Fun with Father Issues

Jan 06, 2007 04:45

It is really weird to have a hard-ass father, with whom you rarely spent more than a week consecutively, now have a major mid-life crisis and have him want to deal with it through you. It isn't that I'm not glad he wants to level his keel or that I'm not glad I don't have to worry that his phone calls will result in me getting chewed out. I think it is more that part of me wants to be more selfish.

At various times I felt hurt because of the actions of my father. Some evil section of me occasionally feels like returning the favor. It isn't as though the infamous, and humorous at a distance, stories have scarred my existence. Nor do I have a shortage of reasons to be thankful that my father has tried to be an influence in my life. He has also expended substantial financial resources to help fund my undergraduate and law school educations.

All I know now is that there is some percentage of me... definitely small, maybe double digits, that would rather say "Sorry, I'm busy now" or "here is a list of things you need to change about yourself." I suppose those things would be easier for me in a selfish, short-term sense, but at the same time it would make no sense. Setting aside all the reasons why I should be thankful for a moment, what would be the point in kicking a man who is down for the first time in decades merely out of some juvenile temper tantrum? Wow, I've proved I can be as much of a dick as I thought you were on certain occasions. What a great guy I have grown up to be...

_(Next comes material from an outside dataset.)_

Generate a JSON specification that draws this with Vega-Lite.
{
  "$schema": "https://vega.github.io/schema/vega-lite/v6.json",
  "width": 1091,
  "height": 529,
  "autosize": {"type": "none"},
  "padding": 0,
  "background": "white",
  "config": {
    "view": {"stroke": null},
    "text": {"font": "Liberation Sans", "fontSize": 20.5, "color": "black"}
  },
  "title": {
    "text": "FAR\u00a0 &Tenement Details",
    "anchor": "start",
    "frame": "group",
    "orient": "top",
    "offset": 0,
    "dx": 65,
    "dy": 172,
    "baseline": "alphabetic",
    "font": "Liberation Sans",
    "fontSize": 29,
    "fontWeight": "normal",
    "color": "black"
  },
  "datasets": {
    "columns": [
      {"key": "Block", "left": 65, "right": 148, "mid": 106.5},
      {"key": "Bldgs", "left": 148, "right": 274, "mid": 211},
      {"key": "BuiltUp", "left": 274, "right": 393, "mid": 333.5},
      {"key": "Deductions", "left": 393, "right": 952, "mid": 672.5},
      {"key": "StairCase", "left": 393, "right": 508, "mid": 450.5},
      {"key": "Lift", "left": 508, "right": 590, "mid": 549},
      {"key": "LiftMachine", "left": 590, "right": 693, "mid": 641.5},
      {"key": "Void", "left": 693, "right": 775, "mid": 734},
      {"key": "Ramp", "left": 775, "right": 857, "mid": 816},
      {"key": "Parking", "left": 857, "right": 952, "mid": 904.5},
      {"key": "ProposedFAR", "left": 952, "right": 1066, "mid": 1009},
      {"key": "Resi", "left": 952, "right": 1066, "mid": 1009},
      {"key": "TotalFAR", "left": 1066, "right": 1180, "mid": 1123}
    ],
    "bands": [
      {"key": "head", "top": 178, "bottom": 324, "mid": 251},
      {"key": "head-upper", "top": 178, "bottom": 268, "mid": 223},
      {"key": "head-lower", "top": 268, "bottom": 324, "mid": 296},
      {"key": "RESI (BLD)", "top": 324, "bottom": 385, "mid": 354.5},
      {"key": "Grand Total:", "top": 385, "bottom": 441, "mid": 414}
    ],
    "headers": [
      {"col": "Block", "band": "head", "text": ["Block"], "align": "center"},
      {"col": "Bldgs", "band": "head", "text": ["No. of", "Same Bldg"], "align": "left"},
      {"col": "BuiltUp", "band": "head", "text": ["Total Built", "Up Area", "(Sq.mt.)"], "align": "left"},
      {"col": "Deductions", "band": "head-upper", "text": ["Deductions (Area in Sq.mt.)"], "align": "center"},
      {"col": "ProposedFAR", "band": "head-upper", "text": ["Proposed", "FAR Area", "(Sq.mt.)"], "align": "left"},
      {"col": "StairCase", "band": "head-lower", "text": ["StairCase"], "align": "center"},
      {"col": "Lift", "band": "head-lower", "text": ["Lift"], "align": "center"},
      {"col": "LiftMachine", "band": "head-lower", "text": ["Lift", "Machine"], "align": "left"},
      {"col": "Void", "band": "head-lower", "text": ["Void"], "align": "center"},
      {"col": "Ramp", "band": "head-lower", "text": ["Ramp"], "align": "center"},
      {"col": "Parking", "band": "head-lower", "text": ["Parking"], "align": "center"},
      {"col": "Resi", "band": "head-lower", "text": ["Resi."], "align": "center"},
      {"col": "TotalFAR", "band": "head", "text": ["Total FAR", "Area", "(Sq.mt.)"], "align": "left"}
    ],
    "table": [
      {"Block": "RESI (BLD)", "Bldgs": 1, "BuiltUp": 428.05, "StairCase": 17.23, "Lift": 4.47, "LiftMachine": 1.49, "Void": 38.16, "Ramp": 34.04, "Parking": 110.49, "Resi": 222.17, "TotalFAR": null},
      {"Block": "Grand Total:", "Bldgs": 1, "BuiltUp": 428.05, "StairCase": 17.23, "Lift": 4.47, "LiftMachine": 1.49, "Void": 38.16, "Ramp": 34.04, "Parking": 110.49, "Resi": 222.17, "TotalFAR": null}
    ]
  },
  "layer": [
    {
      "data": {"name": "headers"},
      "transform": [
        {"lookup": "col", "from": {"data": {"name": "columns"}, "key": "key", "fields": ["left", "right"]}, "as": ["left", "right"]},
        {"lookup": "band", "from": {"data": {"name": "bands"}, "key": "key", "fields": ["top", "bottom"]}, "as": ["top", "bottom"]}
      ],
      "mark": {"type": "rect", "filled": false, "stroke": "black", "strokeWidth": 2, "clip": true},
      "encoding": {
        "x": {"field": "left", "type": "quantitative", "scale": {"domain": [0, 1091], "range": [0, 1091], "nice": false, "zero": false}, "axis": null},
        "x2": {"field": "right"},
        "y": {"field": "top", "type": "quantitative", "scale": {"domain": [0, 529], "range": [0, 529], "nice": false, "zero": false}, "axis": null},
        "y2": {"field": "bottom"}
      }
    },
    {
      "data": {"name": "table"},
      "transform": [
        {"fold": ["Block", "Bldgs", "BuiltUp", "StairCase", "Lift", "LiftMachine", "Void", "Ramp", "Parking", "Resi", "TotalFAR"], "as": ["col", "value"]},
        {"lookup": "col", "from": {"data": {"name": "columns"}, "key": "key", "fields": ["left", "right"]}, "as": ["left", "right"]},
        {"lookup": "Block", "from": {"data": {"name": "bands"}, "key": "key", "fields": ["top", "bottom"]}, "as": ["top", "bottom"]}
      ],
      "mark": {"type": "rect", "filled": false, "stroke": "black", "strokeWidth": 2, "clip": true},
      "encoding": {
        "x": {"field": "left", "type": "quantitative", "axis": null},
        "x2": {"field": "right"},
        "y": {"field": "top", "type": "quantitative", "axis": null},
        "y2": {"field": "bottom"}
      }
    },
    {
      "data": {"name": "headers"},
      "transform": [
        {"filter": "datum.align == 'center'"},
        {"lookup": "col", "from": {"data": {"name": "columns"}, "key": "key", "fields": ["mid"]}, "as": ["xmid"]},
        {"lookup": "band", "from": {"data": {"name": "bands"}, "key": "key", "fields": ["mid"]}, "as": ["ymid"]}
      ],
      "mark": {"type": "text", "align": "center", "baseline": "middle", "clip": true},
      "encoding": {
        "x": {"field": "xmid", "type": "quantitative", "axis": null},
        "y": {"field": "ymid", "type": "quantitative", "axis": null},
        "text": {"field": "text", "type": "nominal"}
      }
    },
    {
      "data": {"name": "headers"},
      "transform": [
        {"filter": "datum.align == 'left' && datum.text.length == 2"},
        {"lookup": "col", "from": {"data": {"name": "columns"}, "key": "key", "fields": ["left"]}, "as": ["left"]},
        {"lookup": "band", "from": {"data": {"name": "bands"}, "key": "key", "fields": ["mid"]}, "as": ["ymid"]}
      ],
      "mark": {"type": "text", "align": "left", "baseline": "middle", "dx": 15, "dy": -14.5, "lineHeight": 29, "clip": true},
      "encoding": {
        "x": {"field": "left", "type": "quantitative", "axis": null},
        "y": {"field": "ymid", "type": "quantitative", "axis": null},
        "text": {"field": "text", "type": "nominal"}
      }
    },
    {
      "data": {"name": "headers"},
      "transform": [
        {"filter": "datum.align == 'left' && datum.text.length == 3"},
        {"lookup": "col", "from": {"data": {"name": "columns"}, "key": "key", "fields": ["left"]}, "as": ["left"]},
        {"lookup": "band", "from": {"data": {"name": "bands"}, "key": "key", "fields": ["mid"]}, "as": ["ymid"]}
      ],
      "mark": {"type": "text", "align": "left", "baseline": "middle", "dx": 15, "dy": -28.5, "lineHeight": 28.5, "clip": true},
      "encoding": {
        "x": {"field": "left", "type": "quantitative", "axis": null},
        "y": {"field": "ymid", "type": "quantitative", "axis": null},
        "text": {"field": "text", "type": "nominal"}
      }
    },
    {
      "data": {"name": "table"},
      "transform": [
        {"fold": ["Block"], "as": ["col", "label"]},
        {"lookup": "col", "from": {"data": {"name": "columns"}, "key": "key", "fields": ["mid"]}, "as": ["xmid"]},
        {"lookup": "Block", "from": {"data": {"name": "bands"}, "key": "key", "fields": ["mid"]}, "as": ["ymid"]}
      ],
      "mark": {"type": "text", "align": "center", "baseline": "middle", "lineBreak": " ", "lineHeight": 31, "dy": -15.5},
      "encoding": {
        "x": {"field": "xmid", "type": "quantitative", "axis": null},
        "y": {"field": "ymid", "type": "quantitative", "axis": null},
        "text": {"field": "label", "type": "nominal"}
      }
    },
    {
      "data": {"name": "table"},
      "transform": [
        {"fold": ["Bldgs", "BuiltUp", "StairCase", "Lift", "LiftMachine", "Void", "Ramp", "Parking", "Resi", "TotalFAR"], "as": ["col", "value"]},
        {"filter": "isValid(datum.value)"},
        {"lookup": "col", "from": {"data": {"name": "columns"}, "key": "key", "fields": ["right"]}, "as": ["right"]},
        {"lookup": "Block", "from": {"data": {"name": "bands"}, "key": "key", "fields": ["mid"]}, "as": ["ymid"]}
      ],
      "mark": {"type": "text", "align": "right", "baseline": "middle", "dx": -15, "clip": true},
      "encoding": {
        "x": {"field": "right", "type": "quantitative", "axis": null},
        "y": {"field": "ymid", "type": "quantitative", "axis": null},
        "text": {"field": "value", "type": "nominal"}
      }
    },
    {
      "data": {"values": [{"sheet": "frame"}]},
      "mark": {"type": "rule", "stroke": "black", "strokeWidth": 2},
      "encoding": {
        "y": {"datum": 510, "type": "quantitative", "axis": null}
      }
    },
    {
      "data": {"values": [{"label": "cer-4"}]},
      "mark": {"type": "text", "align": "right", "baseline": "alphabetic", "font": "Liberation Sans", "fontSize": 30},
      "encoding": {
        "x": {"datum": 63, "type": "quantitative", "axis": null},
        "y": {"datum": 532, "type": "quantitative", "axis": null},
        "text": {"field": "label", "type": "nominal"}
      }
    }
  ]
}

Jerry is someone who made a point of never caring what someone else thought, especially after his second divorce (happened when I was 15-16). He dictated what was to be and if I said anything to the contrary I got the hammer, complete with monetary threats and cutting language that made cynical me sound like a kindergarten teacher. I basically accepted this as a fact of life and had ever so much fun trying to predict when the volcano would erupt so that I could do my best to shield myself. Things improved shortly after I got my LSAT score and further improved as I made law school plans. I think everything was better when there was something about me worth bragging about to friends.

Now Jerry is torn up. At 52 he realizes that he isn't perfectly happy despite achieving many of his life-long goals. He has no living parents, a distant sister, few friends, etc. Guess who is the one who must now be the support on which he wishes to rebuild? It isn't that this won't improve his life and mine via ripple effect.

I guess it feels fundamentally unfair to me that I should be the one to bear this load when I've been the one person under his whimsical and capricious verbal and emotional thrashings for almost a decade. Of course you don't have many friends with which to talk about this if this your standard way of treating people, and no wonder you choose harmful girlfriends when you prioritize your life in a way I've never seen duplicated. The only person who had no choice but to take everything you felt like dishing out when life wasn't perfect to you now is the person on whom you want to rely. It isn't so much ironic as it is brutal reality.

I have two unfair choices. I can be unfair to him by not being helpful and appreciative of the good things he's given me... not to mention the whole social/family obligation angle. That choice only makes me as bad or worse as any part or action of him/his I've vilified in my mind. It would be the person with power inflicting pain for personal reasons only because the situation has allowed it. The other option is to be the "good" person and basically ignore his actions toward me in similar situations, or at least similar emotional states. This seems a little unfair because I must be the one to assume the costs. It is a little selfish to think in such terms but let's be realistic... everyone has problems. What makes it one's duty to deal with another's problems? Personal choice (spouse, children, friends) is one thing. Family obligation is another societal creature. I am a bad person for not accepting the costs of the social bond that exists purely because of external social decorum.

As I laid out earlier, I never really seriously considered not being supportive, more available and generally helpful. The percentage of me with any desire to truly be mean is low. In case of curiosity, the two songs by Del Shannon that have been looping strike me as interesting for the journal entry. While set in the tone and lyrics of 1960-1961 pop love songs, song 1 basically laments why the other person has inflicted pain upon the singer. Song 2 joyfully gloats over the fact that the other person was hurt just as bad as the singer had been but still asks for the other person to return (albeit less emphatically than "HA ha").